> Second, Etcd and Fleet are themselves designed to be modular, so it’s easy to ...

jdoliner · on Feb 11, 2015

Hi, JD @ Pachyderm here.

Our feeling is that there's a big difference between having projects like this in the ecosystem and having a canonical implementation that comes preloaded in the software. "Batteries included but removable" is the best phrasing of this we've found (stolen from Docker). I've seen tons of pipeline management tools in the Hadoop ecosystem (even contributed to some) it's not that they're bad it's just that they're not standardized. This winds up being a huge cost because if 2 companies use different pipeline management it gets a lot harder to reuse code.

I think etcd is a pretty good example of this. Etcd is basically a database (that's the way CoreOS describes it) by database standards it's pretty crappy. But it's simple and it's on every CoreOS installation so you can use it without making your software a ton harder to deploy.

Hope this clears some stuff up!

on Feb 11, 2015

[deleted]

exacube · on Feb 11, 2015

Redis cannot replace etcd: etcd (like zookeeper and chubby) offer strong consistency, which Redis does not. These requirements are key for building things like a directory service (which is how CoreOS uses etcd).

_hyn3 · on Feb 11, 2015

Here's a Jepsen runthrough on etcd:

https://aphyr.com/posts/316-call-me-maybe-etcd-and-consul

nickysielicki · on Feb 11, 2015

what's not modern about Condor?

sgt101 · on Feb 11, 2015

Isn't Tez good for DAG's?

a8da6b0c91d · on Feb 11, 2015

> somebody should be building a modern HTCondor

A bug-free, cross platform, rock-solid HTCondor would be great. Sadly the existing HTCondor is a buggy turd. I've fixed some stuff in it and a lot of the code is eye-roll worthy. I can practically guarantee you hours of wondering why something that by any reasonable expectation should be working isn't working, and not giving any meaningful error message.

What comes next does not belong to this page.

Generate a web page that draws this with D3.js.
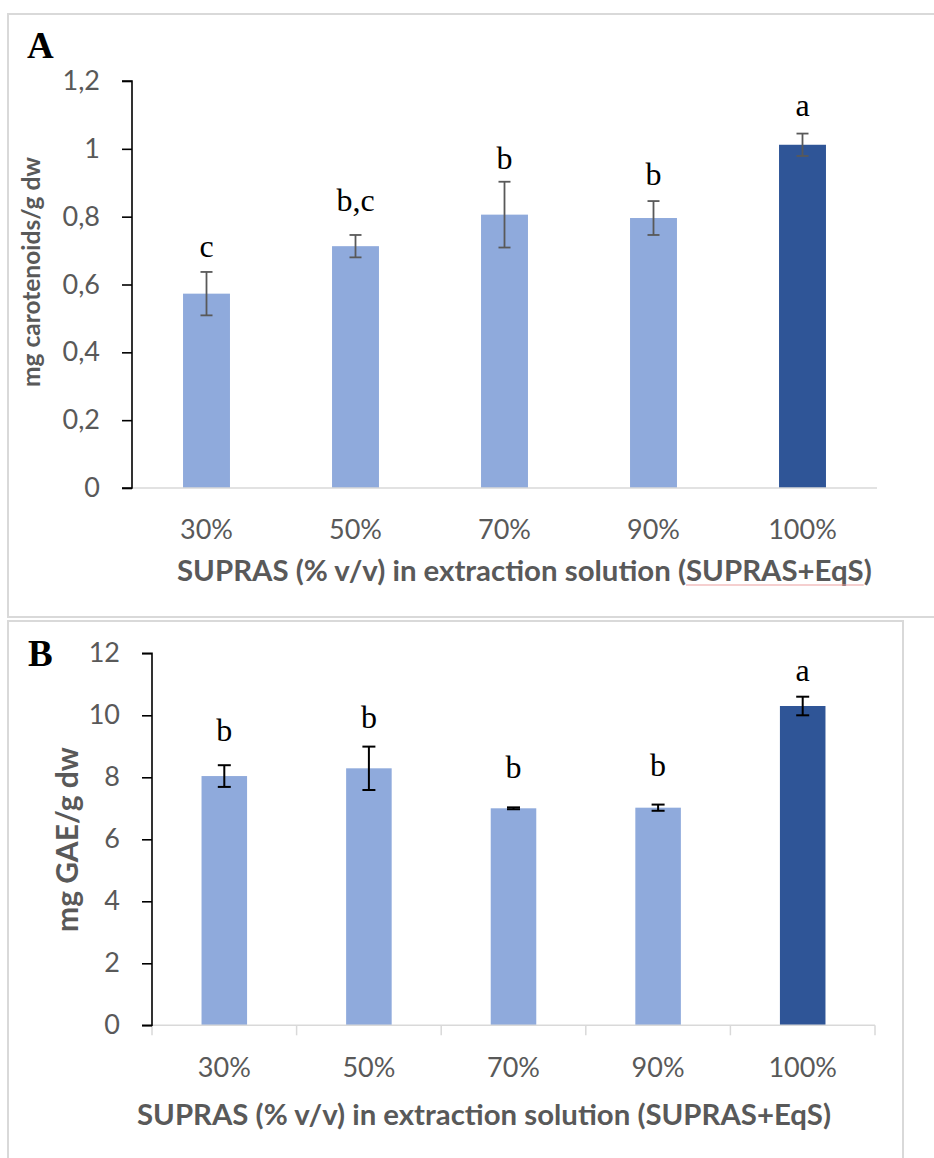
<!DOCTYPE html>
<html>
<head>
<meta charset="utf-8">
<script src="https://cdn.jsdelivr.net/npm/d3@7"></script>
<style>
  html, body { margin: 0; padding: 0; background: #ffffff; }
  svg { display: block; }
</style>
</head>
<body>
<svg id="chart" width="934" height="1158"></svg>
<script>
// ---------- data ----------
const categories = ["30%", "50%", "70%", "90%", "100%"];

const carotenoids = [0.573, 0.713, 0.806, 0.796, 1.012];
const carotenoidsErr = [0.064, 0.033, 0.097, 0.050, 0.033];
const carotenoidsLetters = ["c", "b,c", "b", "b", "a"];
const carotenoidsLetterAt = [0.682, 0.816, 0.942, 0.894, 1.097];
const carotenoidsTicks = [0, 0.2, 0.4, 0.6, 0.8, 1.0, 1.2];
const carotenoidsTickLabels = ["0", "0,2", "0,4", "0,6", "0,8", "1", "1,2"];

const phenolics = [8.04, 8.29, 7.00, 7.02, 10.30];
const phenolicsErr = [0.35, 0.70, 0.03, 0.10, 0.30];
const phenolicsLetters = ["b", "b", "b", "b", "a"];
const phenolicsLetterAt = [9.17, 9.60, 7.97, 8.04, 11.12];
const phenolicsTicks = [0, 2, 4, 6, 8, 10, 12];
const phenolicsTickLabels = ["0", "2", "4", "6", "8", "10", "12"];

const highlight = ["light", "light", "light", "light", "dark"];

const xTitle = "SUPRAS (% v/v) in extraction solution (SUPRAS+EqS)";
const yTitleA = "mg carotenoids/g dw";
const yTitleB = "mg GAE/g  dw";

// ---------- styles ----------
const LIGHT = "#8faadc", DARK = "#2f5597";
const GREY_TEXT = "#595959";
const SANS = "Lato, 'Open Sans', sans-serif";
const SERIF = "'Liberation Serif', 'DejaVu Serif', serif";

const svg = d3.select("#chart");
svg.append("rect").attr("width", 934).attr("height", 1158).attr("fill", "#fff");

function fitText(sel, target) {
  const len = sel.node().getComputedTextLength();
  const fs = parseFloat(sel.attr("font-size"));
  sel.attr("font-size", (fs * target / len).toFixed(2));
}

function panel(cfg) {
  // frame
  svg.append("rect")
    .attr("x", cfg.frame[0]).attr("y", cfg.frame[1])
    .attr("width", cfg.frame[2]).attr("height", cfg.frame[3])
    .attr("fill", "none").attr("stroke", "#d9d9d9").attr("stroke-width", 2);

  const x = d3.scaleBand().domain(categories)
    .range([cfg.left, cfg.right]).paddingInner(0.685).paddingOuter(0.3425);
  const y = d3.scaleLinear().domain([0, cfg.ymax]).range([cfg.bottom, cfg.top]);

  const g = svg.append("g");

  // bars
  g.selectAll("rect.bar").data(cfg.values).join("rect")
    .attr("class", "bar")
    .attr("x", (d, i) => x(categories[i]))
    .attr("width", x.bandwidth())
    .attr("y", d => y(d))
    .attr("height", d => y(0) - y(d))
    .attr("fill", (d, i) => highlight[i] === "dark" ? DARK : LIGHT);

  // x axis line (light grey)
  g.append("line")
    .attr("x1", cfg.left).attr("x2", cfg.right)
    .attr("y1", y(0)).attr("y2", y(0))
    .attr("stroke", "#d9d9d9").attr("stroke-width", 1.5);

  if (cfg.xTicks) {
    const step = x.step();
    const bounds = d3.range(categories.length + 1).map(i => cfg.left + i * step);
    g.selectAll("line.xt").data(bounds).join("line")
      .attr("class", "xt")
      .attr("x1", d => d).attr("x2", d => d)
      .attr("y1", y(0)).attr("y2", y(0) + 10)
      .attr("stroke", "#d9d9d9").attr("stroke-width", 1.5);
  }

  // x tick labels
  g.selectAll("text.xl").data(categories).join("text")
    .attr("class", "xl")
    .attr("x", d => x(d) + x.bandwidth() / 2)
    .attr("y", y(0) + cfg.xLabelOffset)
    .attr("text-anchor", "middle")
    .attr("font-family", SANS).attr("font-size", 27)
    .attr("fill", GREY_TEXT)
    .text(d => d);

  // y axis
  const yAxis = d3.axisLeft(y).tickValues(cfg.ticks)
    .tickFormat((d, i) => cfg.tickLabels[i])
    .tickSize(10).tickPadding(22);
  const ya = g.append("g").attr("transform", `translate(${cfg.left},0)`).call(yAxis);
  ya.select(".domain").attr("stroke", "#000").attr("stroke-width", 1.6)
    .attr("d", `M-10,${y(cfg.ymax)}H0V${y(0)}H-10`);
  ya.selectAll(".tick line").attr("stroke", "#000").attr("stroke-width", 1.6);
  ya.selectAll(".tick text").attr("font-family", SANS).attr("font-size", 27)
    .attr("fill", GREY_TEXT);

  // error bars
  const cap = cfg.cap;
  const eb = g.selectAll("g.err").data(cfg.values).join("g").attr("class", "err")
    .attr("stroke", cfg.errColor).attr("stroke-width", cfg.errWidth);
  eb.append("line")
    .attr("x1", (d, i) => x(categories[i]) + x.bandwidth() / 2)
    .attr("x2", (d, i) => x(categories[i]) + x.bandwidth() / 2)
    .attr("y1", (d, i) => y(d + cfg.errs[i]))
    .attr("y2", (d, i) => y(d - cfg.errs[i]));
  eb.append("line")
    .attr("x1", (d, i) => x(categories[i]) + x.bandwidth() / 2 - cap / 2)
    .attr("x2", (d, i) => x(categories[i]) + x.bandwidth() / 2 + cap / 2)
    .attr("y1", (d, i) => y(d + cfg.errs[i]))
    .attr("y2", (d, i) => y(d + cfg.errs[i]));
  eb.append("line")
    .attr("x1", (d, i) => x(categories[i]) + x.bandwidth() / 2 - cap / 2)
    .attr("x2", (d, i) => x(categories[i]) + x.bandwidth() / 2 + cap / 2)
    .attr("y1", (d, i) => y(d - cfg.errs[i]))
    .attr("y2", (d, i) => y(d - cfg.errs[i]));

  // significance letters
  g.selectAll("text.letter").data(cfg.letters).join("text")
    .attr("class", "letter")
    .attr("x", (d, i) => x(categories[i]) + x.bandwidth() / 2)
    .attr("y", (d, i) => y(cfg.letterAt[i]))
    .attr("text-anchor", "middle")
    .attr("font-family", SERIF).attr("font-size", 32)
    .attr("fill", "#000")
    .text(d => d);

  // panel letter
  svg.append("text")
    .attr("x", cfg.tag[0]).attr("y", cfg.tag[1])
    .attr("font-family", SERIF).attr("font-weight", "bold").attr("font-size", 37)
    .attr("fill", "#000").text(cfg.tagText);

  // x title
  const xt = svg.append("text")
    .attr("x", cfg.xTitle[0]).attr("y", cfg.xTitle[1])
    .attr("font-family", SANS).attr("font-weight", "bold").attr("font-size", 25)
    .attr("fill", GREY_TEXT).text(xTitle);
  fitText(xt, cfg.xTitle[2]);
  if (cfg.underline) {
    const start = xTitle.lastIndexOf("SUPRAS+EqS");
    const node = xt.node();
    const x0 = cfg.xTitle[0] + node.getSubStringLength(0, start);
    const w = node.getSubStringLength(start, "SUPRAS+EqS".length);
    svg.append("line")
      .attr("x1", x0).attr("x2", x0 + w)
      .attr("y1", cfg.xTitle[1] + 4).attr("y2", cfg.xTitle[1] + 4)
      .attr("stroke", "#eba0a0").attr("stroke-width", 1.2);
  }

  // y title
  const yt = svg.append("text")
    .attr("transform", `translate(${cfg.yTitle[0]},${cfg.yTitle[1]}) rotate(-90)`)
    .attr("font-family", SANS).attr("font-weight", "bold").attr("font-size", 22)
    .attr("fill", GREY_TEXT).text(cfg.yTitleText);
  fitText(yt, cfg.yTitle[2]);
}

panel({
  frame: [8, 14, 950, 603],
  left: 132, right: 877, top: 81, bottom: 488, ymax: 1.2,
  values: carotenoids, errs: carotenoidsErr,
  letters: carotenoidsLetters, letterAt: carotenoidsLetterAt,
  ticks: carotenoidsTicks, tickLabels: carotenoidsTickLabels,
  errColor: "#595959", errWidth: 1.8, cap: 12,
  xTicks: false, xLabelOffset: 51,
  tag: [27, 58], tagText: "A",
  xTitle: [177, 581, 695], underline: true,
  yTitle: [40, 387, 230], yTitleText: yTitleA
});

panel({
  frame: [8, 621, 895, 560],
  left: 152, right: 875, top: 653.3, bottom: 1025.3, ymax: 12,
  values: phenolics, errs: phenolicsErr,
  letters: phenolicsLetters, letterAt: phenolicsLetterAt,
  ticks: phenolicsTicks, tickLabels: phenolicsTickLabels,
  errColor: "#000", errWidth: 2, cap: 13,
  xTicks: true, xLabelOffset: 52,
  tag: [28, 666], tagText: "B",
  xTitle: [137, 1125, 694], underline: false,
  yTitle: [78, 932, 185], yTitleText: yTitleB
});
</script>
</body>
</html>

But like you said, a really solid HTCondor rewrite with the Stork stuff baked in would pretty much be all anyone should need, I think. It's not like you'd even really need to dramatically re-architect the thing. The problems with HTCondor really are mostly just code quality and the user experience.

lrm242 · on Feb 11, 2015

I use HTCondor every day. I find it to be rock solid with top notch documentation. It is cross-platform today as well, so I'm not sure where you're coming from on this.

chubot · on Feb 11, 2015

Interesting -- does HTCondor solve the same problem as Hadoop? I know it is for running batch jobs across a cluster.

How big are the data sets? How does it compare with the MapReduce paradigm?

I see there is this Dagman project which sounds similar to some of the newer Big Data frameworks that use a DAG model. I will make an uneducated guess that it deals with lots of computation on smaller sized data (data that fits on a machine). Maybe you have 1 GB or 10 GB of data that you want to run through many (dozens?) of transformations. So you need many computers to do the computation, but not necessarily to store the data.

I would guess another major difference is that there is no shuffle (distributed sort)? That is really what distinguishes MapReduce from simple parallel batch processing -- i.e. the thing that connects the Map and Reduce steps (and one of the harder parts to engineer).

In MapReduce you often have data much bigger than a single machine, e.g. ~100 TB is common, but you are doing relatively little computation on it. Also MapReduce tolerates many node failures and thus scales well (5K+ machines for a single job), and tries to reign in stragglers to reduce completion time.

I am coming from the MapReduce paradigm... I know people were doing "scientific computing" when I was in college but I never got involved in it :-( I'm curious how the workloads differ.

a8da6b0c91d · on Feb 11, 2015

Do you administer the clusters, or has somebody set everything up for you? Do you use it entirely on linux, or have you made the mistake of trying to get it to work on Windows? Which universe do you use: java, vanilla, or standard? I can imagine a perception that it's rock solid in a particular configuration and usage pattern, especially one where somebody else went through the pain of setting it up.

lrm242 · on Feb 11, 2015

I admin the cluster, so you're gonna need to try again.

a8da6b0c91d · on Feb 11, 2015

[flagged]

peteforde · on Feb 11, 2015

Why are you being so mean? You look like a huge asshole in this thread.